Problem >>
Copy the material that follows word for word and omit its pictures.

Collected data >>
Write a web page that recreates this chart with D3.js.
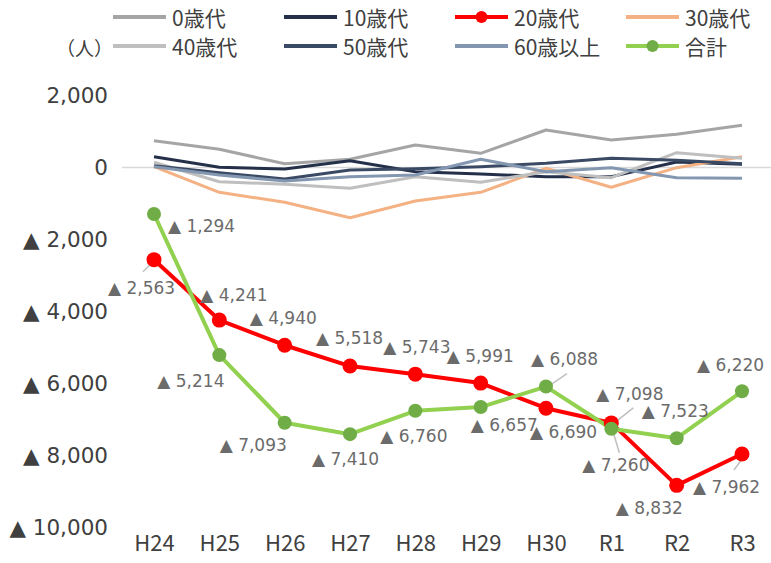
<!DOCTYPE html>
<html><head><meta charset="utf-8">
<script src="https://cdn.jsdelivr.net/npm/d3@7"></script>
<style>body{margin:0;background:#fff}</style>
</head><body><svg id="c" width="771" height="563"></svg>
<script>
// ---- data ----
const categories = ["H24","H25","H26","H27","H28","H29","H30","R1","R2","R3"];
const age0  = [742, 503, 103, 225, 622, 392, 1039, 761, 919, 1169];
const age10 = [297, 3, -44, 186, -119, -183, -257, -257, 150, 90];
const age20 = [-2563, -4241, -4940, -5518, -5743, -5991, -6690, -7098, -8832, -7962];
const age30 = [20, -692, -969, -1397, -933, -692, -25, -553, -8, 297];
const age40 = [142, -397, -470, -581, -258, -414, -119, -285, 409, 253];
const age50 = [48, -146, -322, -72, -36, 19, 114, 253, 200, 100];
const age60 = [20, -211, -378, -258, -211, 225, -119, -8, -285, -303];
const total = [-1294, -5214, -7093, -7410, -6760, -6657, -6088, -7260, -7523, -6220];
const seriesNames = ["0歳代","10歳代","20歳代","30歳代","40歳代","50歳代","60歳以上","合計"];
const yTickValues = [2000, 0, -2000, -4000, -6000, -8000, -10000];
const unitLabel = "（人）";

// ---- styling / layout ----
const colors = {
  "0歳代":"#A5A5A5","10歳代":"#243049","20歳代":"#FF0000","30歳代":"#F4B183",
  "40歳代":"#BFBFBF","50歳代":"#3A4A64","60歳以上":"#8497B0","合計":"#92D050"
};
const markerFill = {"20歳代":"#FF0000","合計":"#70AD47"};
const seriesData = [age0, age10, age20, age30, age40, age50, age60, total];

// label placements (relative to point): [dx, dy]
const lab20 = [[-46,28],[-19,-25],[-35,-27],[-34,-28],[-32,-27],[-34,-27],[-16,24],[-15,-29],[-61,23],[-49,33]];
const labTot = [[14,12],[-62,26],[-65,22],[-38,25],[-35,25],[-10,18],[-15,-28],[-29,36],[-35,-27],[-45,-26]];
// leader lines: [seriesIndex, pointIndex, x1,y1,x2,y2] relative to point
const leaders = [[2,0,-1,2,-11,12],[7,6,2,0,21,-13],[2,7,3,0,22,-15],[7,7,2,4,8,24],[2,9,0,5,-8,16]];

const svg = d3.select("#c");
const x = d3.scalePoint().domain(categories).range([154, 742]);
const y = d3.scaleLinear().domain([-10000, 2000]).range([527.4, 95.4]);

const fmt = v => v < 0 ? "▲ " + d3.format(",")(-v) : d3.format(",")(v);

// zero line
svg.append("line").attr("x1",122).attr("x2",771).attr("y1",y(0)).attr("y2",y(0))
  .attr("stroke","#D9D9D9").attr("stroke-width",1.5);

// y axis (labels only)
const yAxis = d3.axisLeft(y).tickValues(yTickValues).tickFormat(fmt).tickSize(0).tickPadding(0);
const yg = svg.append("g").attr("transform","translate(108,0)").call(yAxis);
yg.select(".domain").remove();
yg.selectAll("text").attr("font-family","DejaVu Sans, Verdana, sans-serif").attr("font-size",21.5).attr("fill","#404040");

// x axis
const xAxis = d3.axisBottom(x).tickSize(0).tickPadding(0);
const xg = svg.append("g").attr("transform","translate(0,535)").call(xAxis);
xg.select(".domain").remove();
xg.selectAll("text").attr("font-family","'Noto Sans CJK JP', sans-serif").attr("font-size",22).attr("fill","#404040");

// lines
const line = d3.line().x((d,i)=>x(categories[i])).y(d=>y(d));
seriesNames.forEach((name, si) => {
  const big = (name === "20歳代" || name === "合計");
  svg.append("path").datum(seriesData[si]).attr("d", line)
    .attr("fill","none").attr("stroke", colors[name])
    .attr("stroke-width", big ? 4 : 3).attr("stroke-linejoin","round");
});

// leader lines
leaders.forEach(([si, pi, x1, y1, x2, y2]) => {
  const px = x(categories[pi]), py = y(seriesData[si][pi]);
  svg.append("line").attr("x1",px+x1).attr("y1",py+y1).attr("x2",px+x2).attr("y2",py+y2)
    .attr("stroke","#BFBFBF").attr("stroke-width",1.5);
});

// markers
[[2,7.5],[7,7]].forEach(([si, r]) => {
  const name = seriesNames[si];
  svg.append("g").selectAll("circle").data(seriesData[si]).join("circle")
    .attr("cx",(d,i)=>x(categories[i])).attr("cy",d=>y(d)).attr("r",r)
    .attr("fill", markerFill[name]);
});

// data labels
function drawLabels(values, offs){
  svg.append("g").selectAll("text").data(values).join("text")
    .attr("x",(d,i)=>x(categories[i]) + offs[i][0])
    .attr("y",(d,i)=>y(d) + offs[i][1])
    .attr("dominant-baseline","central")
    .attr("font-family","DejaVu Sans, Verdana, sans-serif").attr("font-size",17)
    .attr("fill","#6B6B6B").text(d=>fmt(d));
}
drawLabels(age20, lab20);
drawLabels(total, labTot);

// legend
const legCols = [113, 284, 455, 626], legRows = [17, 46];
seriesNames.forEach((name, i) => {
  const lx = legCols[i % 4], ly = legRows[Math.floor(i / 4)];
  const g = svg.append("g");
  g.append("line").attr("x1",lx).attr("x2",lx+53).attr("y1",ly).attr("y2",ly)
    .attr("stroke",colors[name]).attr("stroke-width",4);
  if (markerFill[name]) g.append("circle").attr("cx",lx+26.5).attr("cy",ly).attr("r",6).attr("fill",markerFill[name]);
  g.append("text").attr("x",lx+59).attr("y",ly).attr("dominant-baseline","central")
    .attr("font-family","'Noto Sans CJK JP', sans-serif").attr("font-size",21)
    .attr("fill","#404040").text(name);
});
svg.append("text").attr("x",56).attr("y",47).attr("dominant-baseline","central")
  .attr("font-family","'Noto Sans CJK JP', sans-serif").attr("font-size",19)
  .attr("fill","#404040").text(unitLabel);
</script></body></html>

Finished answer >>
Write a web page that recreates this chart with D3.js.
<!DOCTYPE html>
<html><head><meta charset="utf-8">
<script src="https://cdn.jsdelivr.net/npm/d3@7"></script>
<style>body{margin:0;background:#fff}</style>
</head><body><svg id="c" width="771" height="563"></svg>
<script>
// ---- data ----
const categories = ["H24","H25","H26","H27","H28","H29","H30","R1","R2","R3"];
const age0  = [742, 503, 103, 225, 622, 392, 1039, 761, 919, 1169];
const age10 = [297, 3, -44, 186, -119, -183, -257, -257, 150, 90];
const age20 = [-2563, -4241, -4940, -5518, -5743, -5991, -6690, -7098, -8832, -7962];
const age30 = [20, -692, -969, -1397, -933, -692, -25, -553, -8, 297];
const age40 = [142, -397, -470, -581, -258, -414, -119, -285, 409, 253];
const age50 = [48, -146, -322, -72, -36, 19, 114, 253, 200, 100];
const age60 = [20, -211, -378, -258, -211, 225, -119, -8, -285, -303];
const total = [-1294, -5214, -7093, -7410, -6760, -6657, -6088, -7260, -7523, -6220];
const seriesNames = ["0歳代","10歳代","20歳代","30歳代","40歳代","50歳代","60歳以上","合計"];
const yTickValues = [2000, 0, -2000, -4000, -6000, -8000, -10000];
const unitLabel = "（人）";

// ---- styling / layout ----
const colors = {
  "0歳代":"#A5A5A5","10歳代":"#243049","20歳代":"#FF0000","30歳代":"#F4B183",
  "40歳代":"#BFBFBF","50歳代":"#3A4A64","60歳以上":"#8497B0","合計":"#92D050"
};
const markerFill = {"20歳代":"#FF0000","合計":"#70AD47"};
const seriesData = [age0, age10, age20, age30, age40, age50, age60, total];

// label placements (relative to point): [dx, dy]
const lab20 = [[-46,28],[-19,-25],[-35,-27],[-34,-28],[-32,-27],[-34,-27],[-16,24],[-15,-29],[-61,23],[-49,33]];
const labTot = [[14,12],[-62,26],[-65,22],[-38,25],[-35,25],[-10,18],[-15,-28],[-29,36],[-35,-27],[-45,-26]];
// leader lines: [seriesIndex, pointIndex, x1,y1,x2,y2] relative to point
const leaders = [[2,0,-1,2,-11,12],[7,6,2,0,21,-13],[2,7,3,0,22,-15],[7,7,2,4,8,24],[2,9,0,5,-8,16]];

const svg = d3.select("#c");
const x = d3.scalePoint().domain(categories).range([154, 742]);
const y = d3.scaleLinear().domain([-10000, 2000]).range([527.4, 95.4]);

const fmt = v => v < 0 ? "▲ " + d3.format(",")(-v) : d3.format(",")(v);

// zero line
svg.append("line").attr("x1",122).attr("x2",771).attr("y1",y(0)).attr("y2",y(0))
  .attr("stroke","#D9D9D9").attr("stroke-width",1.5);

// y axis (labels only)
const yAxis = d3.axisLeft(y).tickValues(yTickValues).tickFormat(fmt).tickSize(0).tickPadding(0);
const yg = svg.append("g").attr("transform","translate(108,0)").call(yAxis);
yg.select(".domain").remove();
yg.selectAll("text").attr("font-family","DejaVu Sans, Verdana, sans-serif").attr("font-size",21.5).attr("fill","#404040");

// x axis
const xAxis = d3.axisBottom(x).tickSize(0).tickPadding(0);
const xg = svg.append("g").attr("transform","translate(0,535)").call(xAxis);
xg.select(".domain").remove();
xg.selectAll("text").attr("font-family","'Noto Sans CJK JP', sans-serif").attr("font-size",22).attr("fill","#404040");

// lines
const line = d3.line().x((d,i)=>x(categories[i])).y(d=>y(d));
seriesNames.forEach((name, si) => {
  const big = (name === "20歳代" || name === "合計");
  svg.append("path").datum(seriesData[si]).attr("d", line)
    .attr("fill","none").attr("stroke", colors[name])
    .attr("stroke-width", big ? 4 : 3).attr("stroke-linejoin","round");
});

// leader lines
leaders.forEach(([si, pi, x1, y1, x2, y2]) => {
  const px = x(categories[pi]), py = y(seriesData[si][pi]);
  svg.append("line").attr("x1",px+x1).attr("y1",py+y1).attr("x2",px+x2).attr("y2",py+y2)
    .attr("stroke","#BFBFBF").attr("stroke-width",1.5);
});

// markers
[[2,7.5],[7,7]].forEach(([si, r]) => {
  const name = seriesNames[si];
  svg.append("g").selectAll("circle").data(seriesData[si]).join("circle")
    .attr("cx",(d,i)=>x(categories[i])).attr("cy",d=>y(d)).attr("r",r)
    .attr("fill", markerFill[name]);
});

// data labels
function drawLabels(values, offs){
  svg.append("g").selectAll("text").data(values).join("text")
    .attr("x",(d,i)=>x(categories[i]) + offs[i][0])
    .attr("y",(d,i)=>y(d) + offs[i][1])
    .attr("dominant-baseline","central")
    .attr("font-family","DejaVu Sans, Verdana, sans-serif").attr("font-size",17)
    .attr("fill","#6B6B6B").text(d=>fmt(d));
}
drawLabels(age20, lab20);
drawLabels(total, labTot);

// legend
const legCols = [113, 284, 455, 626], legRows = [17, 46];
seriesNames.forEach((name, i) => {
  const lx = legCols[i % 4], ly = legRows[Math.floor(i / 4)];
  const g = svg.append("g");
  g.append("line").attr("x1",lx).attr("x2",lx+53).attr("y1",ly).attr("y2",ly)
    .attr("stroke",colors[name]).attr("stroke-width",4);
  if (markerFill[name]) g.append("circle").attr("cx",lx+26.5).attr("cy",ly).attr("r",6).attr("fill",markerFill[name]);
  g.append("text").attr("x",lx+59).attr("y",ly).attr("dominant-baseline","central")
    .attr("font-family","'Noto Sans CJK JP', sans-serif").attr("font-size",21)
    .attr("fill","#404040").text(name);
});
svg.append("text").attr("x",56).attr("y",47).attr("dominant-baseline","central")
  .attr("font-family","'Noto Sans CJK JP', sans-serif").attr("font-size",19)
  .attr("fill","#404040").text(unitLabel);
</script></body></html>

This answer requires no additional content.